Episode 29 - VBT in History (1940s): Old-Timey Psychoanalysis Propaganda
In the 1940s, a new ad campaign appeared on the silver screen to promote psychotherapy. Yes, the extant videos are as spectacular as you imagine. In this month's journey through the decades, Carrie and Ben break down archival footage to laugh, marvel, and look curiously at how the American public was sold on psychoanalysis. Now tell me about your mother.
Episode 25 - VBT in History (1930s): Were Lobotomies Ever a Good Idea?
In the 1930s, a handful of aspiring medical luminaries imagined that mental illness could be fixed by cutting into the brain. In this month's history exploration, Carrie and Ben seek to understand why this seemed like a good idea at the time and what led to the procedure being banned a few decades later. When the awarding of a Nobel Prize is subsequently considered "an astounding error of judgment," bad things probably happened.
Episode 21 - VBT in History (1920s): Very Bad Supervision
Dr. Ben "Manfred" Caldwell joins us in make-believe 1920s Berlin to discuss Max Eitingon and the surprising origins of psychotherapy supervision. We also explore examples of bad supervision, why contemporary supervision appears to have no impact on client outcomes, and what supervisors and supervisees can actually do to make our field better.
Episode 16 - VBT in History (1910s): Too Many Eugenicists
Lewis Terman was one of the most influential innovators in educational psychology and IQ testing. He also believed that segregating and sterilizing "feebleminded" individuals - as determined by a biased paradigm of general intelligence - was the necessary path toward a better society.

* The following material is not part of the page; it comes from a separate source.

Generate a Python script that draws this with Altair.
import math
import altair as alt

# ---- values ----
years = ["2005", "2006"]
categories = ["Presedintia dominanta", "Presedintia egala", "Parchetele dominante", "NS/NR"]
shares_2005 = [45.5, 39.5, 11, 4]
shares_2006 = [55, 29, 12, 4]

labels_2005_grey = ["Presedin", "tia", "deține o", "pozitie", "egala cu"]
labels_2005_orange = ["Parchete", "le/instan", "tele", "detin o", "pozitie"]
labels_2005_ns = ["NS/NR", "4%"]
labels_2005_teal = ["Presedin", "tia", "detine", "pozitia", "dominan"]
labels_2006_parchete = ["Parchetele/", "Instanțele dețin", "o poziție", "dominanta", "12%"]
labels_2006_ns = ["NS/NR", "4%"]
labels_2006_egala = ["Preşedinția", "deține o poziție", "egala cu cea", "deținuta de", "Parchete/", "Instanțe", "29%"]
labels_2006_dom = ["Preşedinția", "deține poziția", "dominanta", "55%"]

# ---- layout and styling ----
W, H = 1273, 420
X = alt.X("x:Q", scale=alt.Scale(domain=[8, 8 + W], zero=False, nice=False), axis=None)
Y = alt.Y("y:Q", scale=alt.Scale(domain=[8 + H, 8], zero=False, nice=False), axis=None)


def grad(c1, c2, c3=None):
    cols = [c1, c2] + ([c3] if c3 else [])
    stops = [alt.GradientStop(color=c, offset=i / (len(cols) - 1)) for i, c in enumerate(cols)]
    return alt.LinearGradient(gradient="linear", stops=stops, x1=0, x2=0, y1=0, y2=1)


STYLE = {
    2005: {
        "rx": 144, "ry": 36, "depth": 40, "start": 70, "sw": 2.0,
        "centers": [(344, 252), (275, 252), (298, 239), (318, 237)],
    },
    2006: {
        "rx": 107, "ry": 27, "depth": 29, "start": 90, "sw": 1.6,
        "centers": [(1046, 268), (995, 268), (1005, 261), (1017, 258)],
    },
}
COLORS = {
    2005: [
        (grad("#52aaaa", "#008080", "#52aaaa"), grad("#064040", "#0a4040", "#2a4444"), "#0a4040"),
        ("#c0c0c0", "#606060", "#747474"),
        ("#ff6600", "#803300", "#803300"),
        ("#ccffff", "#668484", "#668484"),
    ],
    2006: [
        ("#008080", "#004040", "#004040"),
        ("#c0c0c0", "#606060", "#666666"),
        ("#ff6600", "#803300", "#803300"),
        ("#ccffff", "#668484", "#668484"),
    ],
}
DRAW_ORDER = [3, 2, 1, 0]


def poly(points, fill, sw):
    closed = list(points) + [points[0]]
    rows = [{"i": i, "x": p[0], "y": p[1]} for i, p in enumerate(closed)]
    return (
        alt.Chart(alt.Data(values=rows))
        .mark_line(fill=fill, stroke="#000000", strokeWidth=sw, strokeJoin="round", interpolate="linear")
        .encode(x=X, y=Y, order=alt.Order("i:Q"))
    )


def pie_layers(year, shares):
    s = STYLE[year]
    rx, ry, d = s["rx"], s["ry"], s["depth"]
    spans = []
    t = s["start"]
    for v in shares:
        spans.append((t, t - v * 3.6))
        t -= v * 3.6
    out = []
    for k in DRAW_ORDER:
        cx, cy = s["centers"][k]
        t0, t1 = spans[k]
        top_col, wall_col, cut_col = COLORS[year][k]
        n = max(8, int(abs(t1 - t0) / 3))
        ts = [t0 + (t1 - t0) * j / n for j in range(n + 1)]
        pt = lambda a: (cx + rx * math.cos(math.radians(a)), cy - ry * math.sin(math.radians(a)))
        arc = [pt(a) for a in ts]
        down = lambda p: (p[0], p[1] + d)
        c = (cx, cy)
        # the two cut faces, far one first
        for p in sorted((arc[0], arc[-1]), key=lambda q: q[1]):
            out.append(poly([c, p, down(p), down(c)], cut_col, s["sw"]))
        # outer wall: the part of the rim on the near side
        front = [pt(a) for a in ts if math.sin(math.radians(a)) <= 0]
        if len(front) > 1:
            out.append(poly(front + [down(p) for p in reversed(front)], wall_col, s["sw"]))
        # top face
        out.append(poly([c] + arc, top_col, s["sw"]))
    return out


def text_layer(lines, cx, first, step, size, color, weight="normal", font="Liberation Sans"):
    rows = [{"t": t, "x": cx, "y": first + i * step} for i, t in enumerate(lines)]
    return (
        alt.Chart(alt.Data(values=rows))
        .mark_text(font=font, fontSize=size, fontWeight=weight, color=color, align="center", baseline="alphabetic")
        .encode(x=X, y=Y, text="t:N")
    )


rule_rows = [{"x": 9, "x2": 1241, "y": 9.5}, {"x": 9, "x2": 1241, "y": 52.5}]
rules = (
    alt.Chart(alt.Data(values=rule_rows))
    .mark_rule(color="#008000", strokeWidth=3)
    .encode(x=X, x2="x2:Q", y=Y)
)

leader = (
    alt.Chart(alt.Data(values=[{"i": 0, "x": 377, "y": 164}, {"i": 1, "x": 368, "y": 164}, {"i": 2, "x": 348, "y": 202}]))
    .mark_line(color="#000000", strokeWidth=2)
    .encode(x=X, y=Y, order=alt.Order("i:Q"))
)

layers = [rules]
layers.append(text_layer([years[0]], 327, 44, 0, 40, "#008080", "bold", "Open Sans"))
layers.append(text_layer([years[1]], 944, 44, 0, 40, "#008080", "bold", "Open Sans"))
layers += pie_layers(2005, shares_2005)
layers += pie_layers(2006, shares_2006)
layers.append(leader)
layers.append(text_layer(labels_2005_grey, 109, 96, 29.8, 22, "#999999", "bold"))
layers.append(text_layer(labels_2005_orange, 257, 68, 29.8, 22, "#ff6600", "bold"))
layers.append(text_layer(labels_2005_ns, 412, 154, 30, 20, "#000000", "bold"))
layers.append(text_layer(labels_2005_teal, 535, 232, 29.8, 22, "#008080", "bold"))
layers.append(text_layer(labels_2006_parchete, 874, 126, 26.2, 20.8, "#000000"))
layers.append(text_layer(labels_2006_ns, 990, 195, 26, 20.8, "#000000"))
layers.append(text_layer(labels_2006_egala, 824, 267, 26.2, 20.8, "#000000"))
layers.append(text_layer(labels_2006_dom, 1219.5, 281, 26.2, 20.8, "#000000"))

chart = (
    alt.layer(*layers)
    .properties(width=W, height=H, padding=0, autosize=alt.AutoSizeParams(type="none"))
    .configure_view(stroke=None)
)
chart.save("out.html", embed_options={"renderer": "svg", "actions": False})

Episode 12 -VBT in History (1900s): Some A+ Oppression Right There
Adolescent girls should be sent to the country to prepare for housewifery and motherhood. So writes G. Stanley Hall, first president of the American Psychological Association, in 1904. This is the first in a series of monthly episodes exploring very bad therapy in the decades preceding the stories of today. Floating uteruses not included.